To hear most people talk you would think that they valued money for itself. In fact, people value money for its use in indirect exchange. Understanding indirect exchange will help you understand the role of money.
We divide exchanges into two types: direct and indirect. A direct exchange occurs when two people trade things that they value because they expect some utility from the things themselves. Each person values what they get more than what they give.
An indirect exchange ultimately requires at least three people and two transactions. In the first transaction one person gets something from which he expects to get more utility than from the thing he gave up. The second person gets something that has less utility for him than what he gave up. He values what he gets more, however, because he believes that he can trade it for something that has more utility to him than what he gave up in the first transaction.
In the next transaction the second person trades the good he got in the first transaction for something he values more than what he gave up in the first transaction. Thus, the second person indirectly exchanged the good he possessed for a good that he desired by using a third good as an indirect medium of exchange.
A simple set of tables demonstrates the shift in value for items used for indirect exchange.
Consider Fred, who has the following preference scale (albeit limited). He would exchange directly any item on the list (if he had it) for any item above it (if he didn’t have it). But, poor Fred only has a Snickers Candy Bar, which he would trade for any of the other items on his preference scale, except the Shiny Green Stone.
| Fred’s Personal Preference Scale | |
| Direct Exchange | |
| 1 | Music CD |
| 2 | Glass of Beer |
| 3 | Novel |
| 4 | Hamburger |
| 5 | Snickers Candy Bar |
| 6 | Shiny Green Stone |
Suppose that Fred finds out (on eBay maybe) that Sammy has a Music CD that he wants to trade for a Shiny Green Stone. This information causes a sudden shift in Fred’s personal preference scale (see the table below).
| Fred’s Personal Preference Scale | |
| Indirect Exchange | |
| 1 | Music CD |
| 2 | Shiny Green Stone |
| 3 | Glass of Beer |
| 4 | Novel |
| 5 | Hamburger |
| 6 | Snickers Candy Bar |
Fred now values the Shiny Green Stone more than everything on his preference scale other than the Music CD because he believes that, if he had the Shiny Green Stone, he could trade with Sammy for what he really desires. But, he’s stuck with the Snickers Candy Bar.
Fortune smiles on Fred when Willy, who’s been stuck the Shiny Green Stone, offers to trade it for Fred’s Snickers Candy Bar. Fred, who did not want the Shiny Green Stone in the first place, happily makes the deal. He then rushes off the make a trade with Sammy for the Music CD he covets.
At the present time the Shiny Green Stone has limited value for indirect exchange, since only Sammy wants it. But, what would happen if everyone (in this little economy) started accepting Shiny Green Stones for indirect exchange. That would have no effect on their utility value, but it would greatly increase their market value.
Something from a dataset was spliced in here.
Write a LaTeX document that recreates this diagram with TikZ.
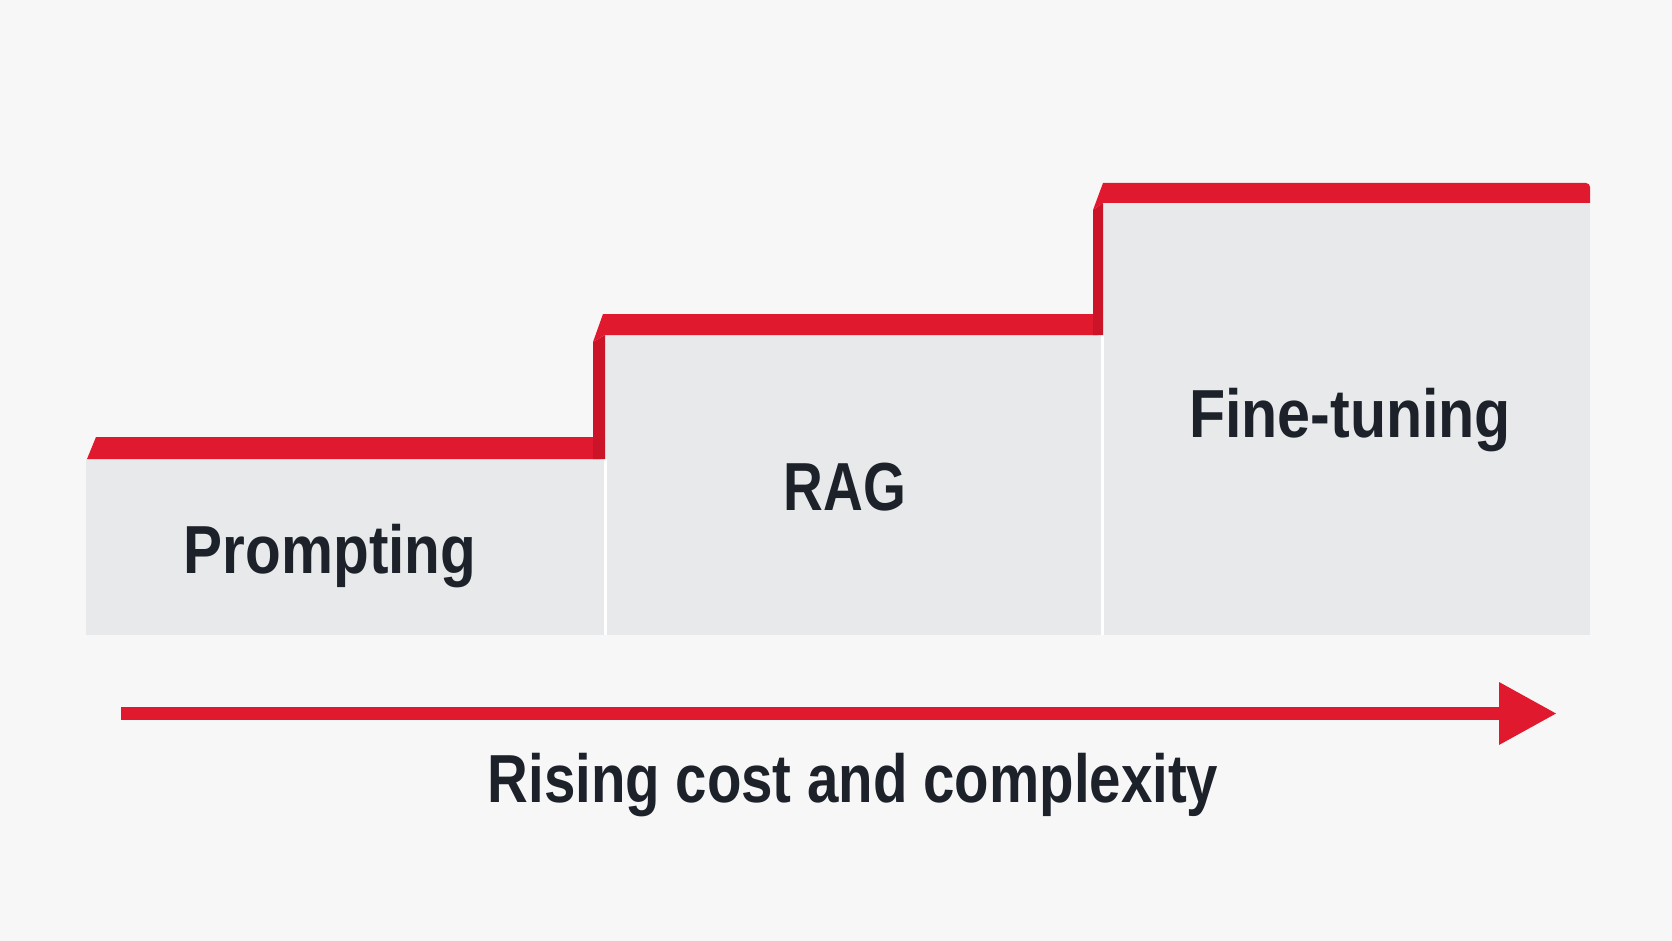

As a generally accepted medium for indirect exchange Shiny Green Stones would now fit the definition of money. Yet, no one would hold them (money) simply for the sake of holding Shiny Green Stones (money). They would hold them for the purpose of anticipated exchange.
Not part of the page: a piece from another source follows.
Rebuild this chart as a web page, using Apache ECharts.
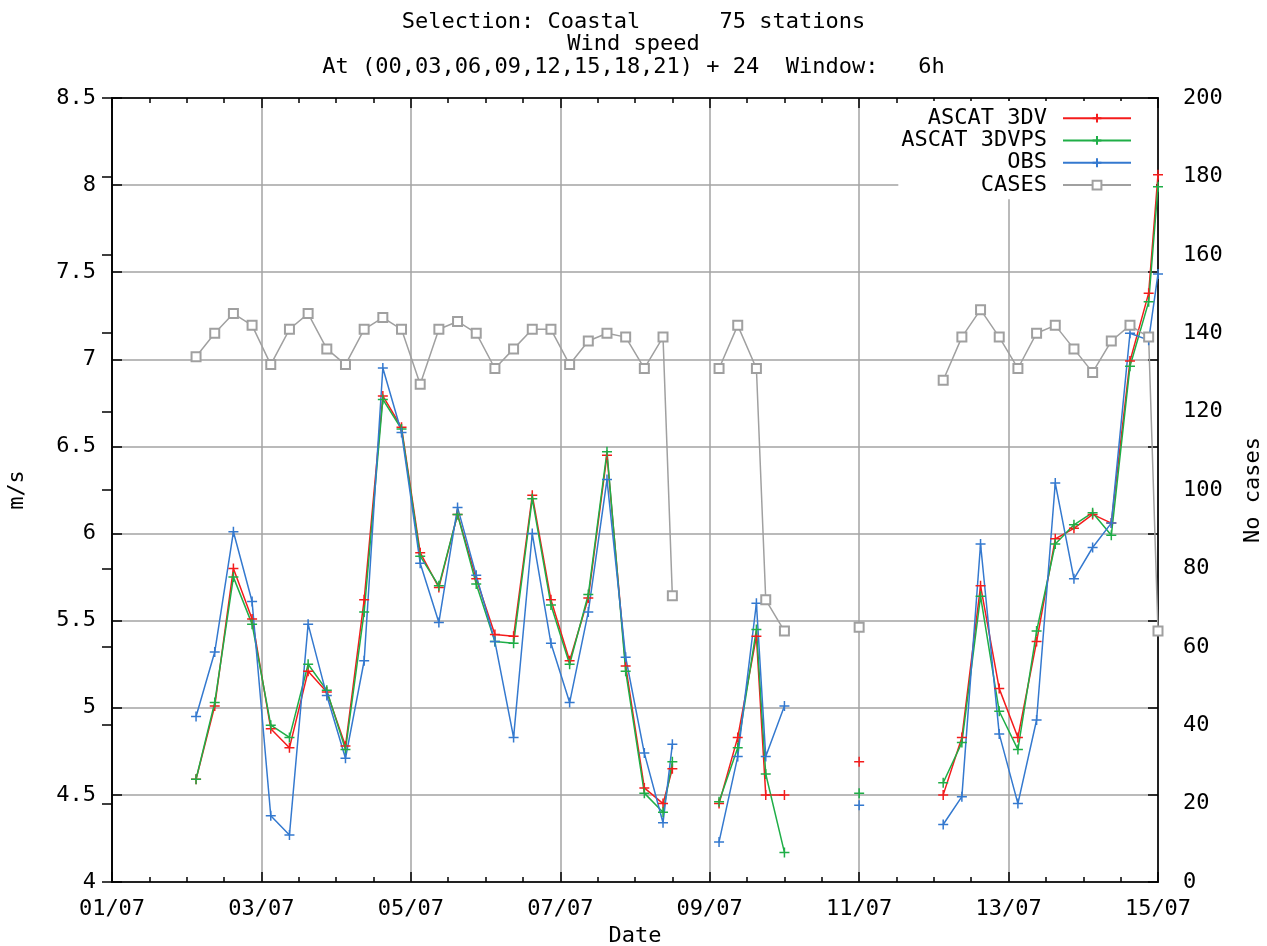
<!DOCTYPE html>
<html>
<head>
<meta charset="utf-8">
<title>Wind speed - Coastal</title>
<script src="https://cdn.jsdelivr.net/npm/echarts@6/dist/echarts.min.js"></script>
<style>
  html, body { margin: 0; padding: 0; background: #fff; }
  #chart { width: 1267px; height: 946px; }
</style>
</head>
<body>
<div id="chart"></div>
<script>
// hours since 01/07 00:00 ; rows with null are gaps in the record
const hours = [27, 33, 39, 45, 51, 57, 63, 69, 75, 81, 87, 93, 99, 105, 111, 117, 123, 129, 135, 141,
  147, 153, 159, 165, 171, 177, 180, 187, 195, 201, 207, 210, 216, 228, 240, 252,
  267, 273, 279, 285, 291, 297, 303, 309, 315, 321, 327, 333, 336];
const ascat3dv = [4.59, 5.01, 5.80, 5.51, 4.88, 4.77, 5.21, 5.09, 4.78, 5.62, 6.79, 6.61, 5.89, 5.69, 6.11, 5.74, 5.42, 5.41, 6.22, 5.62,
  5.27, 5.63, 6.45, 5.24, 4.54, 4.45, 4.65, null, 4.45, 4.83, 5.41, 4.50, 4.50, null, 4.69, null,
  4.50, 4.83, 5.70, 5.11, 4.83, 5.38, 5.97, 6.03, 6.11, 6.06, 6.99, 7.38, 8.06];
const ascat3dvps = [4.59, 5.03, 5.75, 5.48, 4.90, 4.83, 5.25, 5.10, 4.76, 5.55, 6.77, 6.60, 5.87, 5.70, 6.11, 5.71, 5.38, 5.37, 6.20, 5.59,
  5.25, 5.65, 6.47, 5.21, 4.51, 4.40, 4.69, null, 4.46, 4.77, 5.45, 4.62, 4.17, null, 4.51, null,
  4.57, 4.80, 5.64, 4.98, 4.76, 5.44, 5.94, 6.05, 6.12, 5.99, 6.96, 7.33, 7.99];
const obs = [4.95, 5.32, 6.01, 5.61, 4.38, 4.27, 5.48, 5.07, 4.71, 5.27, 6.95, 6.58, 5.83, 5.49, 6.15, 5.76, 5.38, 4.83, 6.00, 5.37,
  5.03, 5.55, 6.31, 5.29, 4.74, 4.34, 4.79, null, 4.23, 4.72, 5.60, 4.72, 5.01, null, 4.44, null,
  4.33, 4.49, 5.94, 4.85, 4.45, 4.93, 6.29, 5.74, 5.92, 6.06, 7.15, 7.11, 7.49];
const cases = [134, 140, 145, 142, 132, 141, 145, 136, 132, 141, 144, 141, 127, 141, 143, 140, 131, 136, 141, 141,
  132, 138, 140, 139, 131, 139, 73, null, 131, 142, 131, 72, 64, null, 65, null,
  128, 139, 146, 139, 131, 140, 142, 136, 130, 138, 142, 139, 64];

const titleLines = [
  "Selection: Coastal      75 stations",
  "Wind speed",
  "At (00,03,06,09,12,15,18,21) + 24  Window:   6h"
];

const font = "DejaVu Sans Mono";
const gridColor = "#a3a3a3";
const cross = "path://M0,5L10,5M5,0L5,10";

// pair the values with the time axis, '-' breaks the line
const pairs = values => hours.map((h, i) => [h, values[i] === null ? "-" : values[i]]);
const dayLabel = v => String(1 + v / 24).padStart(2, "0") + "/07";

const lineSeries = (name, color, values, extra = {}) => ({
  name,
  type: "line",
  z: 3,
  data: pairs(values),
  symbol: cross,
  symbolSize: 10,
  connectNulls: false,
  lineStyle: { color, width: 1.5 },
  itemStyle: { color, borderColor: color, borderWidth: 1.5 },
  emphasis: { disabled: true },
  ...extra
});

const tickStyle = { inside: true, length: 10, lineStyle: { color: "#000", width: 1.5 } };
const minorTick = { show: true, splitNumber: 4, length: 5, lineStyle: { color: "#000", width: 1.5 } };
const axisLine = { show: true, lineStyle: { color: "#000", width: 1.5 } };
const label = { fontFamily: font, fontSize: 22, color: "#000" };

const chart = echarts.init(document.getElementById("chart"));
chart.setOption({
  animation: false,
  backgroundColor: "#fff",
  textStyle: { fontFamily: font },
  title: {
    text: titleLines.join("\n"),
    left: "center",
    top: 6,
    textStyle: { fontFamily: font, fontSize: 22, fontWeight: "normal", color: "#000", lineHeight: 22.5 }
  },
  grid: {
    left: 112,
    right: 109,
    top: 98,
    bottom: 64,
    outerBoundsMode: "none",
    show: true,
    borderColor: "#000",
    borderWidth: 1.5
  },
  legend: {
    // under the curves, over the grid lines
    z: 1,
    orient: "vertical",
    align: "right",
    right: 111,
    top: 101,
    itemWidth: 68,
    itemHeight: 11,
    itemGap: 0,
    padding: [6, 24, 3, 3],
    backgroundColor: "#fff",
    textStyle: { ...label, lineHeight: 22.3, padding: [0, 11, 0, 0] },
    data: ["ASCAT 3DV", "ASCAT 3DVPS", "OBS", "CASES"]
  },
  xAxis: [
    {
      type: "value",
      min: 0,
      max: 336,
      interval: 48,
      name: "Date",
      nameLocation: "middle",
      nameGap: 42,
      nameTextStyle: label,
      axisLine,
      axisTick: tickStyle,
      minorTick,
      axisLabel: { ...label, margin: 16, formatter: dayLabel },
      splitLine: { show: true, lineStyle: { color: gridColor, width: 1.5 } }
    },
    {
      // mirrored ticks on the top border
      type: "value",
      position: "top",
      min: 0,
      max: 336,
      interval: 48,
      axisLine,
      axisTick: tickStyle,
      minorTick,
      axisLabel: { show: false },
      splitLine: { show: false }
    }
  ],
  yAxis: [
    {
      type: "value",
      min: 4,
      max: 8.5,
      interval: 0.5,
      name: "m/s",
      nameLocation: "middle",
      nameGap: 84,
      nameRotate: 90,
      nameTextStyle: label,
      axisLine,
      axisTick: tickStyle,
      axisLabel: { ...label, margin: 16 },
      splitLine: { show: true, lineStyle: { color: gridColor, width: 1.5 } }
    },
    {
      type: "value",
      position: "right",
      min: 0,
      max: 200,
      interval: 20,
      name: "No cases",
      nameLocation: "middle",
      nameGap: 84,
      nameRotate: 90,
      nameTextStyle: label,
      axisLine,
      axisTick: tickStyle,
      axisLabel: { ...label, margin: 25 },
      splitLine: { show: false }
    },
    {
      // left-axis ticks mirrored on the right border
      type: "value",
      position: "right",
      min: 4,
      max: 8.5,
      interval: 0.5,
      axisLine,
      axisTick: tickStyle,
      axisLabel: { show: false },
      splitLine: { show: false }
    }
  ],
  series: [
    lineSeries("ASCAT 3DV", "#f41c1c", ascat3dv),
    lineSeries("ASCAT 3DVPS", "#1fae47", ascat3dvps),
    lineSeries("OBS", "#3479cf", obs),
    lineSeries("CASES", "#a0a0a0", cases, {
      yAxisIndex: 1,
      symbol: "emptyRect",
      symbolSize: 9,
      itemStyle: { color: "#a0a0a0", borderColor: "#a0a0a0", borderWidth: 1.5 }
    })
  ]
});
</script>
</body>
</html>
Understanding the value of money in indirect exchange will help you properly evaluate statements such as:
- Monetary stimulus.
- He’s worth $1 million.
- That car is worth $40,000.
- That rich guy has more money than he knows what to do with.
- We need more bank liquidity, a.k.a. more money.
- And many more…
I will frequently revisit and elaborate on the simple, but overlooked, concept of indirect exchange in this series about money and banking.